§ **What you need to do**
The listing below begins with the first line you should copy; stop after the line containing "(charl4) at (455,0.9)", and drop every picture.
[Start Dataset extract]
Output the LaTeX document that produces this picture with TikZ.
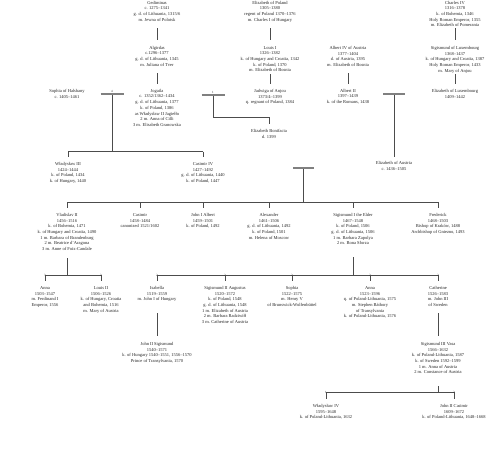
\documentclass[tikz,border=0pt]{standalone}
\usepackage{fontspec}
\setmainfont{Liberation Serif}
\usepackage{tikz}
\usetikzlibrary{positioning}

\tikzset{
  person/.style={align=center, anchor=north, inner sep=0pt,
    font=\fontsize{6.4}{8.1}\selectfont, text=black!85},
  num/.style={anchor=south, inner sep=0pt, font=\fontsize{4.6}{5}\selectfont, text=black!80},
  conn/.style={draw=black!70, line width=1.1pt},
  link/.style={conn, shorten >=0.28cm},
  bar/.style={draw=black!50, line width=3.2pt}
}

\begin{document}
\begin{tikzpicture}[x=0.05cm, y=-0.05cm]
  \useasboundingbox (0,0) rectangle (500,449);

  % Top generation
  \node[person] (gedim) at (157,0.9) {Gediminas\\c. 1275--1341\\g. d. of Lithuania, 1315/6\\m. Jewna of Polotsk};
  \node[person] (eliPol) at (270,0.9) {Elizabeth of Poland\\1305--1380\\regent of Poland 1370--1376\\m. Charles I of Hungary};
  \node[person] (charl4) at (455,0.9) {Charles IV\\1316--1378\\k. of Bohemia, 1346\\Holy Roman Emperor, 1355\\m. Elizabeth of Pomerania};

  \node[person] (algir) at (157,46) {Algirdas\\c.1296--1377\\g. d. of Lithuania, 1345\\m. Juliana of Tver};
  \node[person] (louis1) at (270,46) {Louis I\\1326--1382\\k. of Hungary and Croatia, 1342\\k. of Poland, 1370\\m. Elizabeth of Bosnia};
  \node[person] (alb4) at (348,46) {Albert IV of Austria\\1377--1404\\d. of Austria, 1395\\m. Elizabeth of Bosnia};
  \node[person] (sigLux) at (455,46) {Sigismund of Luxembourg\\1368--1437\\k. of Hungary and Croatia, 1387\\Holy Roman Emperor, 1433\\m. Mary of Anjou};

  \node[person] (sophia) at (67,89) {Sophia of Halshany\\c. 1405--1461};
  \node[person] (jogai) at (157,89) {Jogaila\\c. 1352/1362--1434\\g. d. of Lithuania, 1377\\k. of Poland, 1386\\as Władysław II Jagiełło\\2 m. Anna of Cilli\\3 m. Elisabeth Granowska};
  \node[person] (jadwig) at (270,89) {Jadwiga of Anjou\\1373/4--1399\\q. regnant of Poland, 1384};
  \node[person] (alb2) at (348,89) {Albert II\\1397--1439\\k. of the Romans, 1438};
  \node[person] (eliLux) at (455,89) {Elizabeth of Luxembourg\\1409--1442};

  \draw[link, shorten <=0.34cm] (gedim) -- (algir);
  \draw[link, shorten <=0.3cm] (eliPol) -- (louis1);
  \draw[link, shorten <=0.06cm] (charl4) -- (sigLux);
  \draw[link, shorten <=0.34cm, shorten >=0.25cm] (algir) -- (jogai);
  \draw[link, shorten <=0.1cm, shorten >=0.25cm] (louis1) -- (jadwig);
  \draw[link, shorten <=0.34cm, shorten >=0.25cm] (alb4) -- (alb2);
  \draw[link, shorten <=0.06cm, shorten >=0.25cm] (sigLux) -- (eliLux);

  % Jogaila's marriages
  \coordinate (m4) at (112,94);
  \coordinate (j4) at (112,151.7);
  \coordinate (m1) at (213,95);
  \coordinate (j1) at (213,117);
  \node[person] (eliBon) at (269,129.2) {Elizabeth Bonifacia\\d. 1399};
  \node[person] (wlad3) at (68,162.2) {Władysław III\\1424--1444\\k. of Poland, 1434\\k. of Hungary, 1440};
  \node[person] (cas4) at (203,162.2) {Casimir IV\\1427--1492\\g. d. of Lithuania, 1440\\k. of Poland, 1447};

  \draw[conn] (m4) -- (j4);
  \draw[conn] (wlad3.north |- j4) -- (cas4.north |- j4);
  \foreach \n in {wlad3,cas4}
    \draw[link] (\n.north |- j4) -- (\n.north);
  \draw[bar] (m4) ++(-11.5,0) -- ++(23,0);
  \node[num] (n4) at (112,92.2) {4};

  \draw[link] (m1) -- (j1) -| (eliBon.north);
  \draw[bar] (m1) ++(-11.5,0) -- ++(23,0);
  \node[num] (n1) at (213,93.2) {1};

  % Albert II and Elizabeth of Luxembourg
  \coordinate (m2) at (394,94);
  \node[person] (eliAus) at (394,161.5) {Elizabeth of Austria\\c. 1436--1505};
  \draw[conn, shorten >=0.22cm] (m2) -- (eliAus.north);
  \draw[bar] (m2) ++(-11,0) -- ++(22,0);

  % Children of Casimir IV
  \coordinate (m3) at (303.5,168);
  \coordinate (kids) at (303.5,202);
  \node[person] (vlad2) at (67,213.2) {Vladislav II\\1456--1516\\k. of Bohemia, 1471\\k. of Hungary and Croatia, 1490\\1 m. Barbara of Brandenburg\\2 m. Beatrice d'Aragona\\3 m. Anne of Foix-Candale};
  \node[person] (casim) at (140,213.2) {Casimir\\1458--1484\\canonized 1521/1602};
  \node[person] (johnAlb) at (203,213.2) {John I Albert\\1459--1501\\k. of Poland, 1492};
  \node[person] (alex) at (269,213.2) {Alexander\\1461--1506\\g. d. of Lithuania, 1492\\k. of Poland, 1501\\m. Helena of Moscow};
  \node[person] (sig1) at (353,213.2) {Sigismund I the Elder\\1467--1548\\k. of Poland, 1506\\g. d. of Lithuania, 1506\\1 m. Barbara Zapolya\\2 m. Bona Sforza};
  \node[person] (fred) at (438,213.2) {Frederick\\1468--1503\\Bishop of Kraków, 1488\\Archbishop of Gniezno, 1493};

  \draw[conn] (m3) -- (kids);
  \draw[conn] (vlad2.north |- kids) -- (fred.north |- kids);
  \foreach \n in {vlad2,casim,johnAlb,alex,sig1,fred}
    \draw[link] (\n.north |- kids) -- (\n.north);
  \draw[bar] (m3) ++(-10.5,0) -- ++(21,0);

  % Grandchildren
  \coordinate (vj) at (67,275);
  \coordinate (sj) at (353,275);
  \node[person] (annaH) at (45,286.2) {Anna\\1503--1547\\m. Ferdinand I\\Emperor, 1556};
  \node[person] (louis2) at (101,286.2) {Louis II\\1506--1526\\k. of Hungary, Croatia\\and Bohemia, 1516\\m. Mary of Austria};
  \node[person] (isab) at (157,286.2) {Isabella\\1519--1559\\m. John I of Hungary};
  \node[person] (sig2) at (225,286.2) {Sigismund II Augustus\\1520--1572\\k. of Poland, 1548\\g. d. of Lithuania, 1548\\1 m. Elizabeth of Austria\\2 m. Barbara Radziwiłł\\3 m. Catherine of Austria};
  \node[person] (sophB) at (292,286.2) {Sophia\\1522--1575\\m. Henry V\\of Brunswick-Wolfenbüttel};
  \node[person] (annaJ) at (370,286.2) {Anna\\1523--1596\\q. of Poland-Lithuania, 1575\\m. Stephen Báthory\\of Transylvania\\k. of Poland-Lithuania, 1576};
  \node[person] (cath) at (438,286.2) {Catherine\\1526--1583\\m. John III\\of Sweden};

  \draw[conn, shorten <=0.375cm] (vlad2) -- (vj);
  \draw[conn] (annaH.north |- vj) -- (louis2.north |- vj);
  \foreach \n in {annaH,louis2}{
    \draw[link] (\n.north |- vj) -- (\n.north);
    \node[num] (l\n) at ([yshift=-0.06cm]\n.north |- vj) {3};
  }

  \draw[conn, shorten <=0.61cm] (sig1) -- (sj);
  \draw[conn] (isab.north |- sj) -- (cath.north |- sj);
  \foreach \n in {isab,sig2,sophB,annaJ,cath}{
    \draw[link] (\n.north |- sj) -- (\n.north);
    \node[num] (l\n) at ([yshift=-0.06cm]\n.north |- sj) {2};
  }

  % Great-grandchildren
  \node[person] (johnSig) at (157,342.2) {John II Sigismund\\1540--1571\\k. of Hungary 1540--1551, 1556--1570\\Prince of Transylvania, 1570};
  \node[person] (sig3) at (438,342.2) {Sigismund III Vasa\\1566--1632\\k. of Poland-Lithuania, 1587\\k. of Sweden 1592--1599\\1 m. Anna of Austria\\2 m. Constance of Austria};
  \draw[link, shorten <=0.56cm, shorten >=0.31cm] (isab) -- (johnSig);
  \draw[link, shorten <=0.33cm, shorten >=0.31cm] (cath) -- (sig3);

  \coordinate (vj3) at (438,392);
  \node[person] (wlad4) at (326,404.2) {Władysław IV\\1595--1648\\k. of Poland-Lithuania, 1632};
  \node[person] (johnCas) at (454,404.2) {John II Casimir\\1609--1672\\k. of Poland-Lithuania, 1648--1668};
  \draw[conn, shorten <=0.61cm] (sig3) -- (vj3);
  \draw[conn] (wlad4.north |- vj3) -- (johnCas.north |- vj3);
  \foreach \n/\k in {wlad4/1,johnCas/2}{
    \draw[link] (\n.north |- vj3) -- (\n.north);
    \node[num] (l\n) at ([yshift=-0.06cm]\n.north |- vj3) {\k};
  }

\end{tikzpicture}
\end{document}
[End Dataset extract]
§ **Answer for this exercise**
Output the LaTeX document that produces this picture with TikZ.
\documentclass[tikz,border=0pt]{standalone}
\usepackage{fontspec}
\setmainfont{Liberation Serif}
\usepackage{tikz}
\usetikzlibrary{positioning}

\tikzset{
  person/.style={align=center, anchor=north, inner sep=0pt,
    font=\fontsize{6.4}{8.1}\selectfont, text=black!85},
  num/.style={anchor=south, inner sep=0pt, font=\fontsize{4.6}{5}\selectfont, text=black!80},
  conn/.style={draw=black!70, line width=1.1pt},
  link/.style={conn, shorten >=0.28cm},
  bar/.style={draw=black!50, line width=3.2pt}
}

\begin{document}
\begin{tikzpicture}[x=0.05cm, y=-0.05cm]
  \useasboundingbox (0,0) rectangle (500,449);

  % Top generation
  \node[person] (gedim) at (157,0.9) {Gediminas\\c. 1275--1341\\g. d. of Lithuania, 1315/6\\m. Jewna of Polotsk};
  \node[person] (eliPol) at (270,0.9) {Elizabeth of Poland\\1305--1380\\regent of Poland 1370--1376\\m. Charles I of Hungary};
  \node[person] (charl4) at (455,0.9) {Charles IV\\1316--1378\\k. of Bohemia, 1346\\Holy Roman Emperor, 1355\\m. Elizabeth of Pomerania};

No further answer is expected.